In addition, the study also reveals that Scots are very closely related to Napoleon Bonaparte!
The new study is based on research conducted by geneticist Dr Jim Wilson and his team at Edinburgh University.
After testing DNA samples from almost 1,000 scots, researchers found that 1 per cent of all Scots are descended from the Berber and Tuareg tribesmen of the Sahara.
One of the startling revelations, was the discovery of DNA linked to Napoleon Bonaparte.
The research team discovered that Tom Conti, who took part in the project has a a family link to Napoleon Bonaparte, the French dictator.
It was discovered that the actor's DNA marker is Saracen in origin and that his ancestors settled in Italy around the 10th century before one of them, Giovanni Buonaparte, settled in Corsica and founded the family line that sired Napoleon.

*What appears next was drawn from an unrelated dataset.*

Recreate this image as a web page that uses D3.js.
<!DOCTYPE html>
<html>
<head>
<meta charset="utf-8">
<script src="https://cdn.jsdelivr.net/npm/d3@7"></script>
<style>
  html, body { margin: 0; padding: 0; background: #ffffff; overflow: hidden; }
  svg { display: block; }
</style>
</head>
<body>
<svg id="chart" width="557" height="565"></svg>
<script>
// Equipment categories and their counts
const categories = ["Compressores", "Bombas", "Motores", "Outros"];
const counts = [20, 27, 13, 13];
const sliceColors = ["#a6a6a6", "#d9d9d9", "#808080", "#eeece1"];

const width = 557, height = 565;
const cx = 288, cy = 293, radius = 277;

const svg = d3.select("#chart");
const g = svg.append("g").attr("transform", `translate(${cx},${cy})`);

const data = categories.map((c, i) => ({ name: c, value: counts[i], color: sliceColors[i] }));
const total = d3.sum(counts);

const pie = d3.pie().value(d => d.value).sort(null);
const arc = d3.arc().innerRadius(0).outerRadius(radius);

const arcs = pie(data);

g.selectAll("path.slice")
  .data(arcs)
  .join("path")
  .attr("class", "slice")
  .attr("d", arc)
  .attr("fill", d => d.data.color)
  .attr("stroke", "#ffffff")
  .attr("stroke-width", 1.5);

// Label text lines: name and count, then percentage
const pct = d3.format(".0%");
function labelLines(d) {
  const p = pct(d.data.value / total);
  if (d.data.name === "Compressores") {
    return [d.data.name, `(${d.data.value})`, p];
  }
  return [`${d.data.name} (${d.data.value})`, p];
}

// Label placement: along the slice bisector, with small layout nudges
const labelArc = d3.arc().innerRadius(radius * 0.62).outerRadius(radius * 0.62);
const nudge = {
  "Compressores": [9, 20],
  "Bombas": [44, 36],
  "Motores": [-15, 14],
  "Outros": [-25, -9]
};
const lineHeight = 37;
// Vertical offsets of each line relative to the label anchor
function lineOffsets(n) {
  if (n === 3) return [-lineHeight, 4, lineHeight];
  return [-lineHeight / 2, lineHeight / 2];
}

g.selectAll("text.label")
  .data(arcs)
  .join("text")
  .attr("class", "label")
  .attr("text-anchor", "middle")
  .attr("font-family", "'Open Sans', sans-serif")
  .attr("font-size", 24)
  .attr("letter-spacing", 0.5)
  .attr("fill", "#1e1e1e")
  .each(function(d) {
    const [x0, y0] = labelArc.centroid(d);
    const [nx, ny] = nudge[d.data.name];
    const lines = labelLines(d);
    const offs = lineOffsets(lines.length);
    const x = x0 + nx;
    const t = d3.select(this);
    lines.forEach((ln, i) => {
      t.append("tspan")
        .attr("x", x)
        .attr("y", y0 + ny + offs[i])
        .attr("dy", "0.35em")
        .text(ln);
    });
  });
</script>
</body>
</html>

|"Some friends said they weren't surprised to find out Napoleon and I were related, but it came as quite a shock to me. |
In fact, I didn't believe it at first," the actor said.
The use of DNA allows scientists to use it as telescope to look back in time at where our ancestors once lived. it can be an amazing journey that can take you to a really surprising place.

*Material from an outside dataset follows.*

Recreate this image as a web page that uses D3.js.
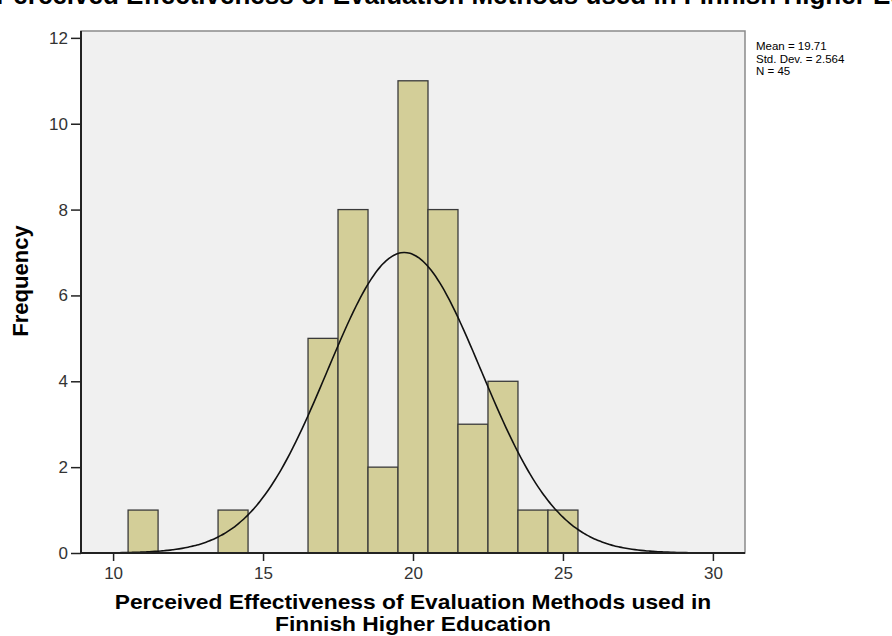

When Dr. Wilson discovered that some of the participants had DNA hailed from the Sahara, he had to double-check.
"I didn't believe it at first and checked it twice. But more than one, in fact quite a few of our participants had this marker that is only found in and around the Sahara and among the blue men of the Tuareg.
So what on earth is it doing in Scotland? I didn't know. It took me a little while to work it out but what I learned was that it was spread to Spain by the Moorish conquest of Spain, and then it came up the Atlantic margins, along the coast and up to France and then up to Scotland," Dr. Wilson said.

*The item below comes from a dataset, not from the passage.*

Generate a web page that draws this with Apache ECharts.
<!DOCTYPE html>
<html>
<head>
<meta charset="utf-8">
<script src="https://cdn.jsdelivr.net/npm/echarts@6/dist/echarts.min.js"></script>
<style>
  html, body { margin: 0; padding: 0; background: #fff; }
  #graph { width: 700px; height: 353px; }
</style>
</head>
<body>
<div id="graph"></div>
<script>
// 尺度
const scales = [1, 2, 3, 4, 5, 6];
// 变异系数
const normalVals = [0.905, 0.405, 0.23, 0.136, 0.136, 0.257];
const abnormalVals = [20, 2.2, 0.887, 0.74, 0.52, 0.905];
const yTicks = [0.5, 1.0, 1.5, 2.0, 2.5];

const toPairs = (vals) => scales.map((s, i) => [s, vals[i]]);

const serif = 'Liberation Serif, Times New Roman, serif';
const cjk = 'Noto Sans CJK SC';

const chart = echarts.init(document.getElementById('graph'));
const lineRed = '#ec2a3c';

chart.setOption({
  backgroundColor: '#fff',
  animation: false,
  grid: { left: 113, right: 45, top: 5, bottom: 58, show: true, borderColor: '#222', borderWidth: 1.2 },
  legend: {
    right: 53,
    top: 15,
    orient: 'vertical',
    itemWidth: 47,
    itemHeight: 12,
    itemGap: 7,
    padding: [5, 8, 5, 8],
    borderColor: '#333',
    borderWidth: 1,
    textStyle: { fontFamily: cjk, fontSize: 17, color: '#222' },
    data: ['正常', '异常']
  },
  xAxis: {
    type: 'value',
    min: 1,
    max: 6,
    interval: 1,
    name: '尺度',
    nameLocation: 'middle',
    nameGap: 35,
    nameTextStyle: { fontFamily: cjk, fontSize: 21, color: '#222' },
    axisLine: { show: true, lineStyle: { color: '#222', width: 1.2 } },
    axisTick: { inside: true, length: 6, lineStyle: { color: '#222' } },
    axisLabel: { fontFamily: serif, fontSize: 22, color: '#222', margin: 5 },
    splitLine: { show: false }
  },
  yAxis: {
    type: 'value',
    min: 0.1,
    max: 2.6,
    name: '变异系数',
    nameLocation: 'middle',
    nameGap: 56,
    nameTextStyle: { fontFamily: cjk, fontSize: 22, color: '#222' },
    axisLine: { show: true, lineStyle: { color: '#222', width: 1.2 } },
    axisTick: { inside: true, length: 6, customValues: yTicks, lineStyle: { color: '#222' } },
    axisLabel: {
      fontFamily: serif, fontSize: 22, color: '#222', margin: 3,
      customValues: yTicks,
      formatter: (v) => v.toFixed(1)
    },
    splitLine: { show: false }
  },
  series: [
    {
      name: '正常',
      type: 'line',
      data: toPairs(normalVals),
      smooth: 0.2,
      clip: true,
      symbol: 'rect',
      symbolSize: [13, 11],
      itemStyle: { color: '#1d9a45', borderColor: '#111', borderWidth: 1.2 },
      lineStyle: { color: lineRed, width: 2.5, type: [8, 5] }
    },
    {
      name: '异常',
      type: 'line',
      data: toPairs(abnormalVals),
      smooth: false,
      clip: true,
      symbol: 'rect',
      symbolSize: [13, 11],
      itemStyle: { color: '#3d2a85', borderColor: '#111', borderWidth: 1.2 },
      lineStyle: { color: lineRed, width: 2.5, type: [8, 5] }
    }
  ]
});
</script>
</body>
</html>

For Mr Moffat, the author of The Scots: A Genetic Journey, the results have been fascinating.
He said: "When the great Roman emperor Septimius Severus invaded Scotland with the largest army ever seen north of the Tweed, 40,000 legionaries and auxiliaries and a supporting fleet, he fought the Maeatae. They were mentioned by Roman historians as a fierce people and much later, noted by Adomnan, the biographer of St Columba.
"And then they disappeared from history," Mr Moffat said. "Now they are found. DNA has uncovered a high concentration of a distinctive marker clustered around Stirling and the foothills of the Ochils - the homeland of the fierce Maeatae. These are stories only DNA can tell."
This is not the end to this incredible story. Dr. Wilson promises more surprises.
"We are sequencing the whole genome of seven Scots whose DNA is central to our history and we are looking at the role of Neanderthal DNA in Scotland," Dr. Wilson said.
We can expect to hear more from Dr. Wilson and his team in the near future.